Wild flowers at the park have disappeared. Migrating birds have gone elsewhere. The parkland has changed so much that naturalist Dana Bollin no longer leads tours past the common reed grass towering along Maumee Bay's boardwalk.

"I hate to spend an hour talking about invasive plants," she said.

Environmental groups hope to slow the spread of decorative but invasive plants by persuading nurseries to stop selling them and instead promote native species.

Big-box retailer Meijer Inc. announced in March it is removing two invasive trees — Norway maple and Lombardy poplar — from its stores in Michigan, Ohio, Indiana, Illinois and Kentucky.

In California, a partnership of nursery owners and environmental leaders is working on a campaign called "Plant Right" that will help gardeners find native plants suited for their regions.

Only a small percentage of plants sold in nurseries are nonnative troublemakers that crowd out other plants and rob animals of their food sources.

However, environmental groups cite the ease with which these invasive plants can end up in the hands of gardeners or landscapers.

Some, like Norway maples and Japanese barberry, are big sellers.

Others are not a problem in most places, such as baby's breath. Few gardeners know that it is taking over from the natural grasses that help stabilize sand dunes along Lake Michigan.

"It's a cute name and you think it's so harmless," said Melissa Soule, a spokeswoman for The Nature Conservancy in Michigan.

Environmentalists hope getting information to consumers will lead them to embrace native plants.

Meijer stores in the Midwest now have brochures in their garden departments promoting native plants and tags on plants and trees that are recommended by The Nature Conservancy.

"We can reach everyday shoppers and help them understand there is a choice that can be made," said Meijer spokeswoman Stacie Behler.

A few states, including Connecticut, Massachusetts and New Hampshire, have banned the sale of dozens of invasive plants. New Hampshire's ban on Norway maples, Japanese barberry and burning bush took effect this year.

Over the last three years, nursery owners, landscape architects and environmental leaders in California have developed a list of about 20 invasive plants that they want to stop.

It will be up to nursery and store owners to decide whether they will follow the recommendations.

"It can be good for business, and it will be good for the environment," said Terri Kempton, of Sustainable Conservation, an environmental group based in San Francisco.

Nursery owners and retailers are getting involved, in part, because they want to act before other states attempt to ban plants. The industry also recognizes how fast these problem plants have spread and how much is being spent to control them.

"There's no denying that some of the plant materials we've sold over the years have become problems," said Bob Falconer, executive vice president of the California Association of Nurseries and Garden Centers.

The federal government spent $631 million dealing with invasive plants and animals in 2000, according to a U.S. General Accounting Office report.

California, Florida and Hawaii have big problems with the invaders.

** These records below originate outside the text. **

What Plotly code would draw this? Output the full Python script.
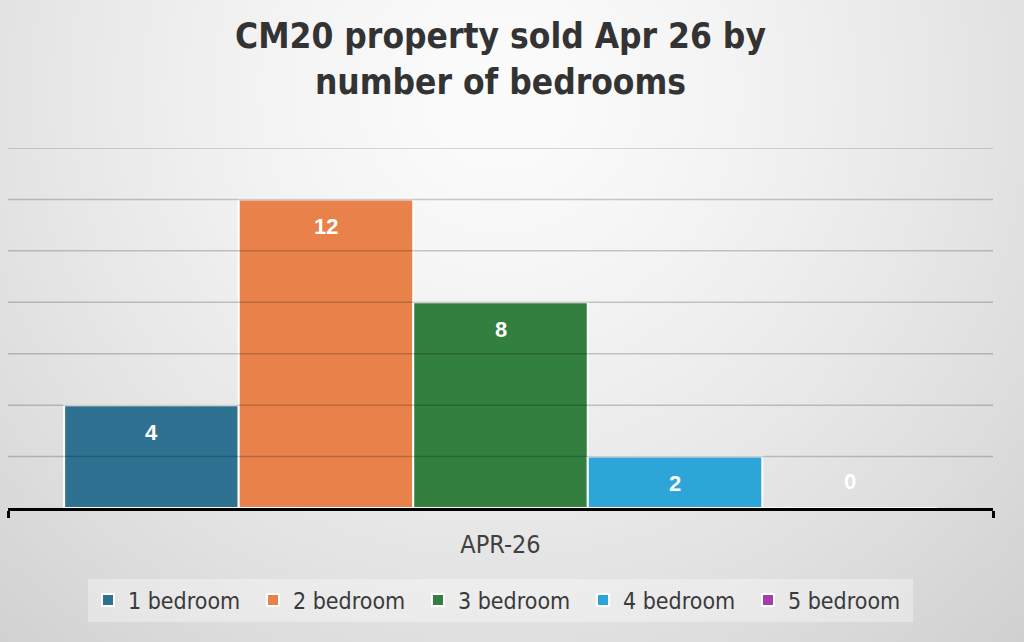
import zlib, struct, base64
import numpy as np
import plotly.graph_objects as go

# ---------------- data ----------------
category = ["APR-26"]
series_names = ["1 bedroom", "2 bedroom", "3 bedroom", "4 bedroom", "5 bedroom"]
series_values = [4, 12, 8, 2, 0]
series_colors = ["#2F7190", "#E8824A", "#327F3F", "#2EA5D9", "#A23DAA"]
grid_values = [2, 4, 6, 8, 10, 12, 14]
title_text = "CM20 property sold Apr 26 by<br>number of bedrooms"

W, H = 1024, 642
ML, MR, MT, MB = 8, 31, 148, 134
PW, PH = W - ML - MR, H - MT - MB
BARGAP = 0.114


# ---------------- background gradient image ----------------
def png_uri(arr):
    h, w, _ = arr.shape
    raw = b"".join(b"\x00" + arr[i].tobytes() for i in range(h))

    def chunk(tag, data):
        c = struct.pack(">I", len(data)) + tag + data
        return c + struct.pack(">I", zlib.crc32(tag + data) & 0xFFFFFFFF)

    png = (b"\x89PNG\r\n\x1a\n"
           + chunk(b"IHDR", struct.pack(">IIBBBBB", w, h, 8, 2, 0, 0, 0))
           + chunk(b"IDAT", zlib.compress(raw, 9))
           + chunk(b"IEND", b""))
    return "data:image/png;base64," + base64.b64encode(png).decode()


gw, gh = 256, 161
xs = np.linspace(0, W, gw)
ys = np.linspace(0, H, gh)
X, Y = np.meshgrid(xs, ys)
d = np.sqrt(((X - 500) / 640) ** 2 + ((Y - 90) / 640) ** 2)
val = np.clip(252 - 34 * d ** 1.4, 200, 255).astype(np.uint8)
img = np.stack([val, val, val], axis=-1)
bg_uri = png_uri(img)

# ---------------- figure ----------------
fig = go.Figure()
for name, v, c in zip(series_names, series_values, series_colors):
    fig.add_trace(go.Bar(
        x=category, y=[v], name=name,
        marker=dict(color=c, line=dict(color="white", width=2)),
        hoverinfo="name+y",
    ))

# data labels, positioned via the axis scales
n = len(series_names)
bw = (1 - BARGAP) / n
annotations = []
for i, v in enumerate(series_values):
    xc = -(1 - BARGAP) / 2 + (i + 0.5) * bw
    annotations.append(dict(
        x=xc, y=v, xref="x", yref="y", text=str(v), showarrow=False,
        yshift=(-27 if v > 0 else 27),
        font=dict(family="Liberation Sans, Arial, sans-serif", size=22,
                  color="white", weight="bold"),
    ))

# gridlines drawn above bars (as in reference)
shapes = [dict(type="line", xref="paper", x0=0, x1=1, yref="y", y0=g, y1=g,
               line=dict(color="rgba(0,0,0,0.2)", width=1.5), layer="above")
          for g in grid_values]

narrow = "DejaVu Sans Condensed, DejaVu Sans, sans-serif"

fig.update_layout(
    width=W, height=H,
    margin=dict(l=ML, r=MR, t=MT, b=MB, autoexpand=False),
    paper_bgcolor="#dcdcdc",
    plot_bgcolor="rgba(0,0,0,0)",
    barmode="group", bargap=BARGAP, bargroupgap=0,
    title=dict(text=title_text, x=0.5, xref="paper", xanchor="center",
               y=1 - 48 / H, yref="container", yanchor="top",
               font=dict(family=narrow, size=35, color="#333333", weight="bold")),
    xaxis=dict(type="category", showline=True, linecolor="black", linewidth=3,
               ticks="outside", tickson="boundaries", ticklen=7, tickwidth=3,
               tickcolor="black", showgrid=False, layer="above traces",
               tickfont=dict(family=narrow, size=25, color="#404040"),
               ticklabelstandoff=12),
    yaxis=dict(range=[0, 14], showgrid=False, zeroline=False,
               showticklabels=False, ticks=""),
    legend=dict(orientation="h", x=0.5, xanchor="center", y=-0.256, yanchor="middle",
                bgcolor="rgba(255,255,255,0.35)", borderwidth=0,
                font=dict(family=narrow, size=23, color="#3a3a3a"),
                entrywidth=120, entrywidthmode="pixels",
                itemclick=False, itemdoubleclick=False),
    annotations=annotations,
    shapes=shapes,
    images=[dict(source=bg_uri, xref="paper", yref="paper",
                 x=-ML / PW, y=1 + MT / PH, sizex=W / PW, sizey=H / PH,
                 xanchor="left", yanchor="top", sizing="stretch", layer="below")],
    showlegend=True,
)

fig.write_html("out.html", config={"displayModeBar": False},
               post_script="document.body.style.margin='0';document.body.style.overflow='hidden';")
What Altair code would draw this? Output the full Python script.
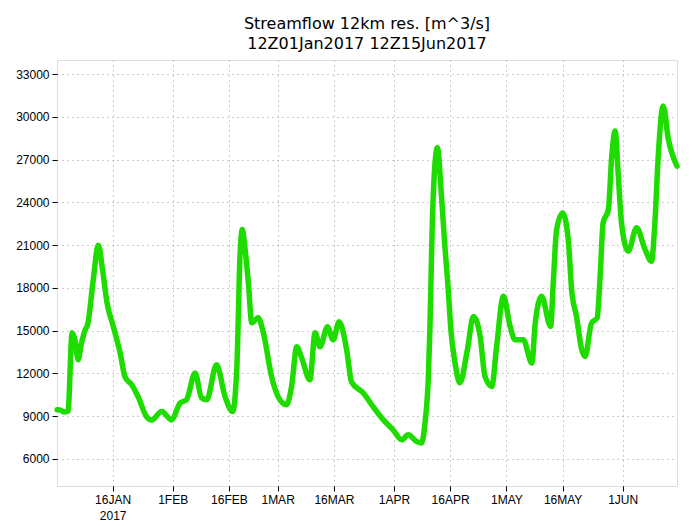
import altair as alt
import pandas as pd

# days since 2017-01-01 00Z and streamflow values (m^3/s)
days = [0.2, 1.0, 2.0, 3.1, 4.2, 5.0, 5.8, 6.6, 7.6, 8.4, 9.8, 11.2, 12.3, 13.5, 15.2, 17.0,
        18.3, 20.1, 21.8, 24.1, 25.4, 28.1, 30.7, 33.0, 34.7, 37.0, 38.7, 40.1, 42.7, 45.0,
        47.0, 48.1, 49.0, 49.6, 50.2, 51.2, 52.1, 53.8, 55.2, 57.4, 59.6, 61.4, 62.7, 64.1,
        65.4, 67.6, 69.0, 70.3, 72.3, 73.8, 75.4, 77.4, 78.7, 81.8, 84.5, 87.2, 89.8, 92.1,
        93.8, 96.1, 97.4, 98.3, 99.2, 99.6, 99.9, 100.2, 100.7, 101.6, 102.7, 103.6, 104.5,
        105.2, 106.3, 107.6, 109.6, 111.2, 113.0, 114.3, 116.1, 117.4, 119.2, 121.0, 122.3,
        124.5, 126.8, 127.7, 129.4, 131.8, 132.5, 133.4, 135.0, 136.5, 137.4, 138.7, 140.1,
        141.0, 142.7, 144.2, 145.0, 145.8, 147.2, 148.1, 149.0, 149.8, 150.7, 152.5, 154.7,
        157.0, 158.7, 159.6, 160.5, 161.8, 163.2, 165.5]
flow = [9450, 9440, 9300, 9350, 14860, 14300, 12960, 14000, 15000, 15500, 18500, 21000, 19300,
        16970, 15280, 13450, 11760, 11200, 10360, 8950, 8740, 9330, 8740, 9930, 10150, 12040,
        10290, 10150, 12610, 10360, 9330, 12260, 20480, 22100, 21000, 18370, 15560, 15910,
        14860, 11760, 10150, 9800, 11060, 13870, 13100, 11550, 14860, 13870, 15280, 14370,
        15630, 13660, 11410, 10640, 9660, 8740, 8040, 7340, 7690, 7220, 7120, 8530, 11790,
        15070, 18580, 22100, 25610, 27840, 24430, 20920, 17880, 15070, 12750, 11340, 13660,
        16000, 14600, 11790, 11080, 13900, 17410, 15300, 14370, 14370, 12730, 15560, 17410,
        15300, 18350, 22100, 23270, 21400, 17880, 16000, 13660, 13190, 15540, 15890, 18820,
        22570, 23500, 27250, 29010, 26090, 22570, 20580, 22220, 20690, 19870, 22570, 27250,
        30770, 28430, 26550]

y_ticks = [6000, 9000, 12000, 15000, 18000, 21000, 24000, 27000, 30000, 33000]
x_ticks = [(1, 16), (2, 1), (2, 16), (3, 1), (3, 16), (4, 1), (4, 16), (5, 1), (5, 16), (6, 1)]

base = pd.Timestamp("2017-01-01T00:00:00Z")
df = pd.DataFrame({
    "time": [(base + pd.to_timedelta(d, unit="D")).strftime("%Y-%m-%dT%H:%M:%SZ") for d in days],
    "flow": flow,
})

green = "#1fdc00"

xvals = [alt.DateTime(year=2017, month=m, date=d, utc=True) for m, d in x_ticks]

chart = alt.Chart(df).mark_line(
    color=green, strokeWidth=5.5, interpolate="monotone", strokeCap="round", strokeJoin="round"
).encode(
    x=alt.X("time:T", scale=alt.Scale(type="utc",
                                      domain=[alt.DateTime(year=2017, month=1, date=1, hours=4, utc=True),
                                              alt.DateTime(year=2017, month=6, date=15, hours=12, utc=True)]),
            axis=alt.Axis(values=xvals, title=None,
                          labelExpr="utcmonth(datum.value)==0 && utcdate(datum.value)==16 ? ['16JAN','2017'] : upper(utcFormat(datum.value, '%-d%b'))",
                          labelFont="Liberation Sans", labelFontSize=12, labelColor="#000",
                          labelPadding=3, labelLineHeight=16, tickSize=5, tickColor="#000", domain=False,
                          grid=True, gridDash=[1, 4], gridColor="#999", gridWidth=1,
                          labelFlush=False, labelOverlap=False)),
    y=alt.Y("flow:Q", scale=alt.Scale(domain=[4100, 34000], nice=False, zero=False),
            axis=alt.Axis(values=y_ticks, format="d", title=None,
                          labelFont="Liberation Sans", labelFontSize=12, labelColor="#000",
                          labelPadding=3, tickSize=5, tickColor="#000", domain=False,
                          grid=True, gridDash=[1, 4], gridColor="#999", gridWidth=1)),
).properties(
    width=620, height=426,
    padding={"left": 49, "top": 52, "right": 10, "bottom": 36},
    autosize=alt.AutoSizeParams(type="none"),
    title=alt.TitleParams(text=["Streamflow 12km res. [m^3/s]", "12Z01Jan2017 12Z15Jun2017"],
                          font="DejaVu Sans", fontSize=16, fontWeight="normal", color="#000",
                          anchor="middle", offset=8, lineHeight=20),
).configure_view(stroke="#000", strokeWidth=2).configure(background="white")

chart.save("out.html", embed_options={"renderer": "svg", "actions": False})
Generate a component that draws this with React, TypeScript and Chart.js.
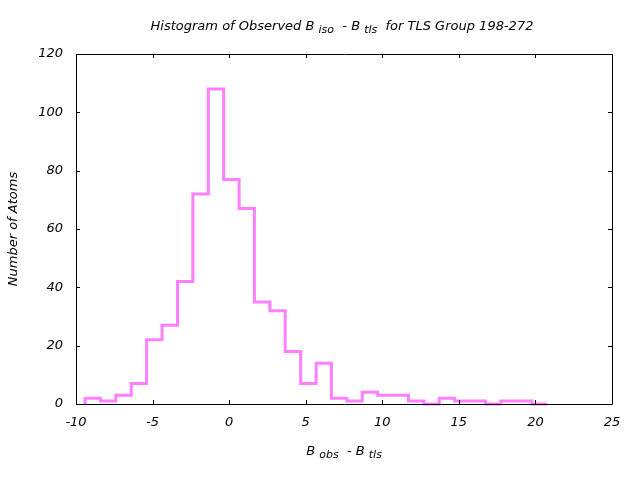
import React, { useEffect, useRef } from "react";
import { Chart, registerables } from "chart.js";

Chart.register(...registerables);

const binEdges = [-9.41, -8.4, -7.4, -6.39, -5.39, -4.38, -3.37, -2.37, -1.36, -0.36, 0.65, 1.65, 2.66, 3.66, 4.67, 5.68, 6.68, 7.69, 8.69, 9.7, 10.7, 11.71, 12.72, 13.72, 14.73, 15.73, 16.74, 17.74, 18.75, 19.76, 20.76];
const counts = [2, 1, 3, 7, 22, 27, 42, 72, 108, 77, 67, 35, 32, 18, 7, 14, 2, 1, 4, 3, 3, 1, 0, 2, 1, 1, 0, 1, 1, 0];
const xTicks = [-10, -5, 0, 5, 10, 15, 20, 25];
const yTicks = [0, 20, 40, 60, 80, 100, 120];

const FONT = "'DejaVu Sans', sans-serif";
const LINE_COLOR = "#ff80ff";

type Part = { t: string; sub?: boolean };
const titleParts: Part[] = [
  { t: "Histogram of Observed B " },
  { t: "iso", sub: true },
  { t: "  - B " },
  { t: "tls", sub: true },
  { t: "  for TLS Group 198-272" },
];
const xTitleParts: Part[] = [
  { t: "B " },
  { t: "obs", sub: true },
  { t: "  - B " },
  { t: "tls", sub: true },
];
const yTitle = "Number of Atoms";

function drawParts(ctx: CanvasRenderingContext2D, parts: Part[], cx: number, cy: number, size: number) {
  const mainFont = `italic ${size}px ${FONT}`;
  const subFont = `italic ${Math.round(size * 0.85)}px ${FONT}`;
  let total = 0;
  const widths = parts.map((p) => {
    ctx.font = p.sub ? subFont : mainFont;
    const w = ctx.measureText(p.t).width;
    total += w;
    return w;
  });
  let x = cx - total / 2;
  ctx.textBaseline = "middle";
  ctx.textAlign = "left";
  ctx.fillStyle = "#000";
  parts.forEach((p, i) => {
    ctx.font = p.sub ? subFont : mainFont;
    ctx.fillText(p.t, x, p.sub ? cy + 3 : cy);
    x += widths[i];
  });
}

const framePlugin = {
  id: "frame",
  afterDraw(chart: any) {
    const { ctx, chartArea } = chart;
    const { left, right, top, bottom } = chartArea;
    const xs = chart.scales.x;
    const ys = chart.scales.y;
    ctx.save();
    ctx.strokeStyle = "#000";
    ctx.lineWidth = 1;
    ctx.beginPath();
    ctx.rect(Math.round(left) + 0.5, Math.round(top) + 0.5, Math.round(right - left), Math.round(bottom - top));
    ctx.stroke();
    const tl = 4;
    ctx.beginPath();
    xTicks.forEach((v) => {
      const px = Math.round(xs.getPixelForValue(v)) + 0.5;
      ctx.moveTo(px, bottom);
      ctx.lineTo(px, bottom - tl);
      ctx.moveTo(px, top);
      ctx.lineTo(px, top + tl);
    });
    yTicks.forEach((v) => {
      const py = Math.round(ys.getPixelForValue(v)) + 0.5;
      ctx.moveTo(left, py);
      ctx.lineTo(left + tl, py);
      ctx.moveTo(right, py);
      ctx.lineTo(right - tl, py);
    });
    ctx.stroke();

    drawParts(ctx, titleParts, (left + right) / 2 - 2, 27, 13);
    drawParts(ctx, xTitleParts, (left + right) / 2, 452, 13);
    ctx.translate(14, (top + bottom) / 2);
    ctx.rotate(-Math.PI / 2);
    ctx.font = `italic 13px ${FONT}`;
    ctx.textAlign = "center";
    ctx.textBaseline = "middle";
    ctx.fillStyle = "#000";
    ctx.fillText(yTitle, 0, 0);
    ctx.restore();
  },
};

export default function App() {
  const ref = useRef<HTMLCanvasElement>(null);
  useEffect(() => {
    if (!ref.current) return;
    const pts: { x: number; y: number }[] = [{ x: binEdges[0], y: 0 }];
    counts.forEach((c, i) => pts.push({ x: binEdges[i], y: c }));
    pts.push({ x: binEdges[binEdges.length - 1], y: counts[counts.length - 1] });
    const chart = new Chart(ref.current, {
      type: "line",
      data: {
        datasets: [
          {
            data: pts,
            stepped: "before",
            borderColor: LINE_COLOR,
            borderWidth: 3,
            pointRadius: 0,
            fill: false,
            clip: 4,
          } as any,
        ],
      },
      options: {
        animation: false,
        responsive: false,
        events: [],
        layout: { padding: { left: 0, right: 28, top: 54, bottom: 0 } },
        plugins: { legend: { display: false }, tooltip: { enabled: false }, title: { display: false } },
        scales: {
          x: {
            type: "linear",
            min: -10,
            max: 25,
            afterFit: (s: any) => { s.height = 76; },
            afterBuildTicks: (s: any) => { s.ticks = xTicks.map((v) => ({ value: v })); },
            grid: { display: false, drawTicks: false },
            border: { display: false },
            ticks: { color: "#000", font: { family: FONT, size: 13, style: "italic" }, padding: 11, maxRotation: 0, autoSkip: false },
          },
          y: {
            type: "linear",
            min: 0,
            max: 120,
            afterFit: (s: any) => { s.width = 76; },
            afterBuildTicks: (s: any) => { s.ticks = yTicks.map((v) => ({ value: v })); },
            grid: { display: false, drawTicks: false },
            border: { display: false },
            ticks: { color: "#000", font: { family: FONT, size: 13, style: "italic" }, padding: 13, autoSkip: false },
          },
        },
      },
      plugins: [framePlugin],
    });
    return () => chart.destroy();
  }, []);
  return (
    <div style={{ position: "fixed", left: 0, top: 0, width: 640, height: 480, background: "#fff" }}>
      <canvas ref={ref} width={640} height={480} style={{ width: 640, height: 480 }} />
    </div>
  );
}
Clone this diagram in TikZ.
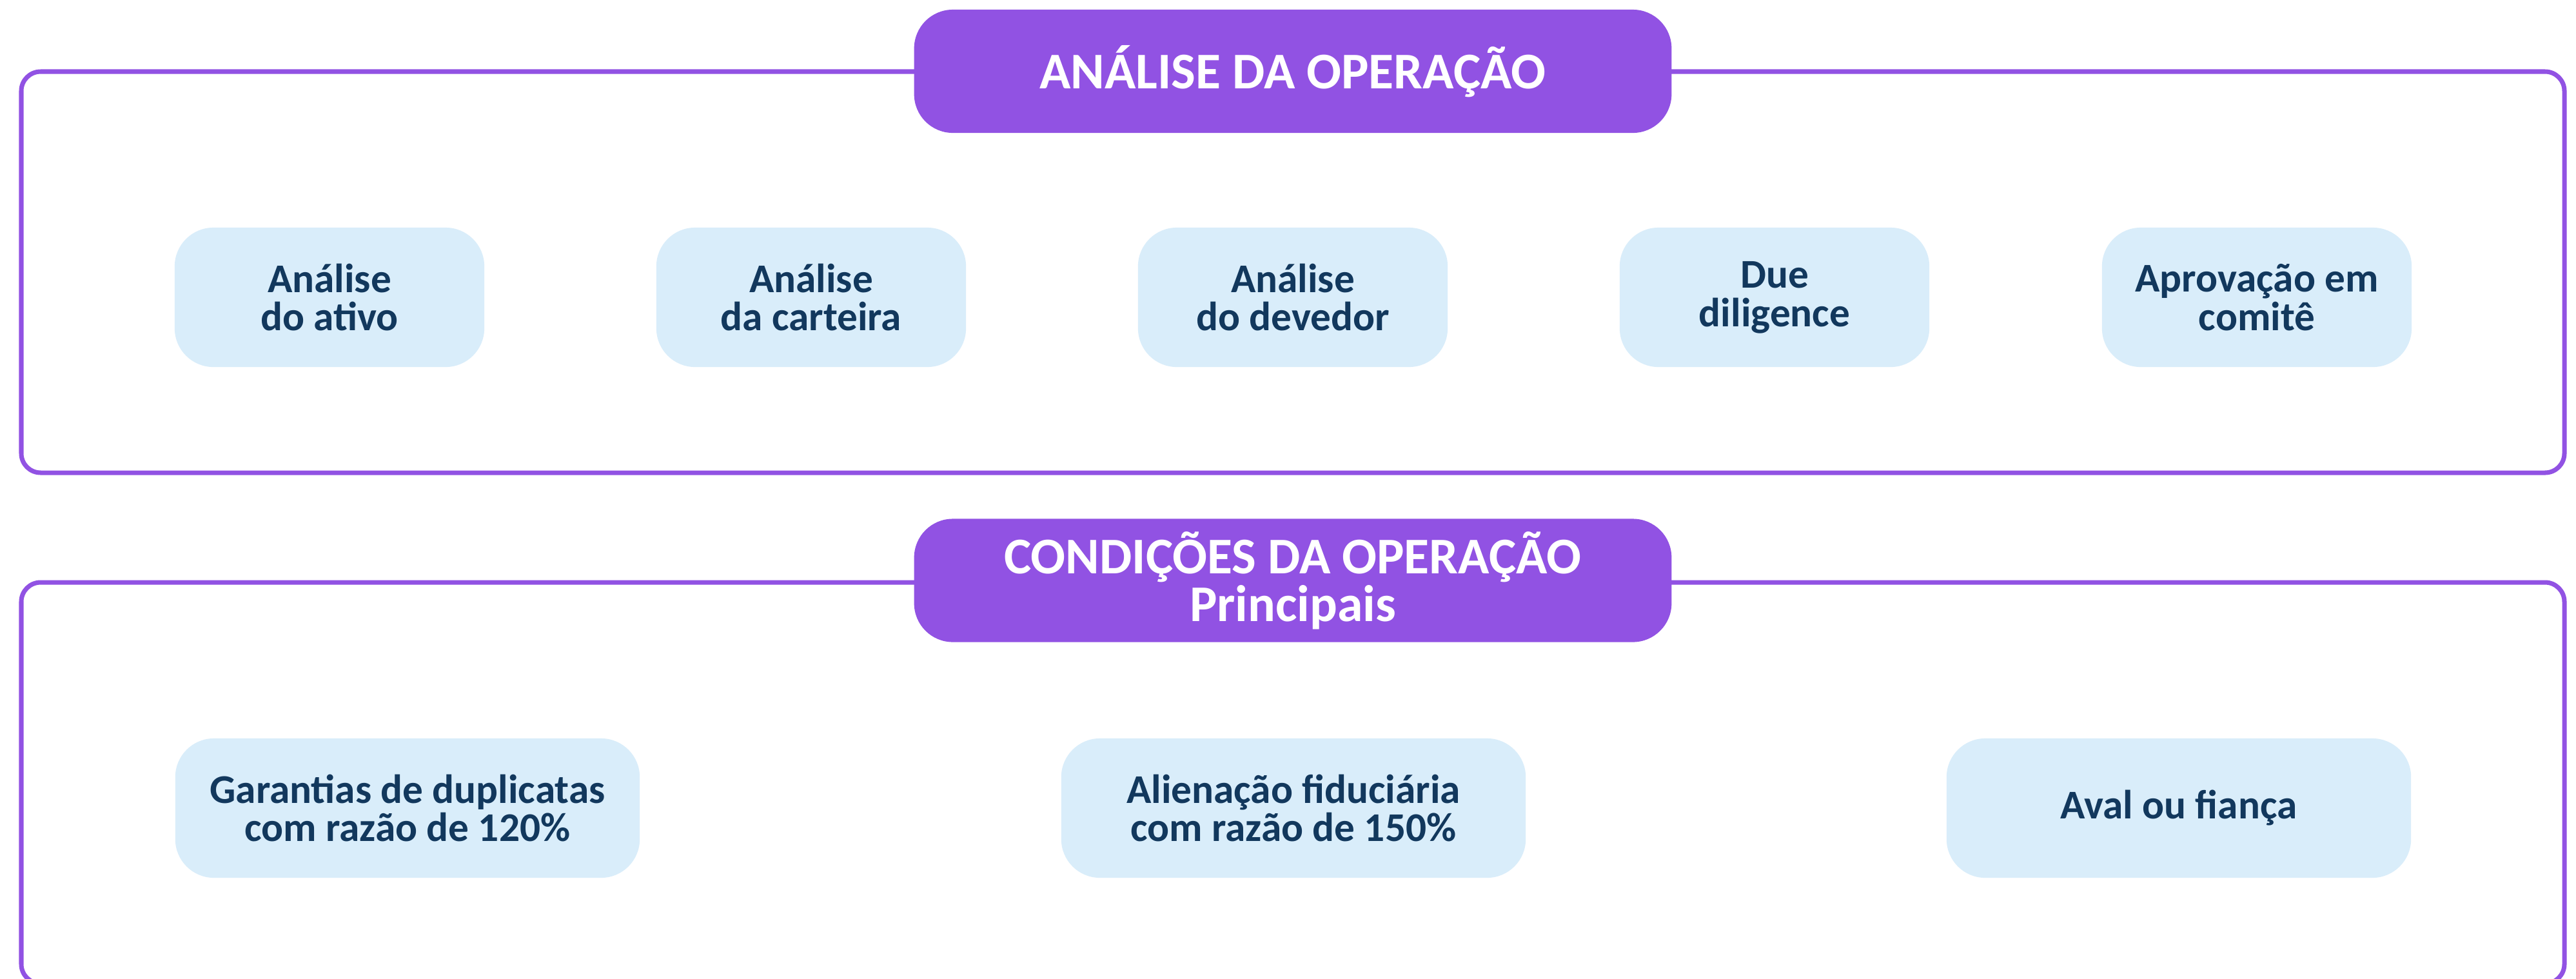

Florida spent $54 million in 1999 on trying to control nonnative plants, the GAO report said.

The Nature Conservancy's work with the horticulture industry in Florida led Lowe's Cos. to stop selling about 50 invasive plants at its home improvement stores in the state. Other nurseries in the state also have pulled problem plants.

A big key in getting stores to stop selling the plants is showing them just how destructive they have become, said Kristina Serbesoff-King, invasive species coordinator for The Nature Conservancy in Florida.

"They are willing to listen if it's based on sound science," Serbesoff-King said.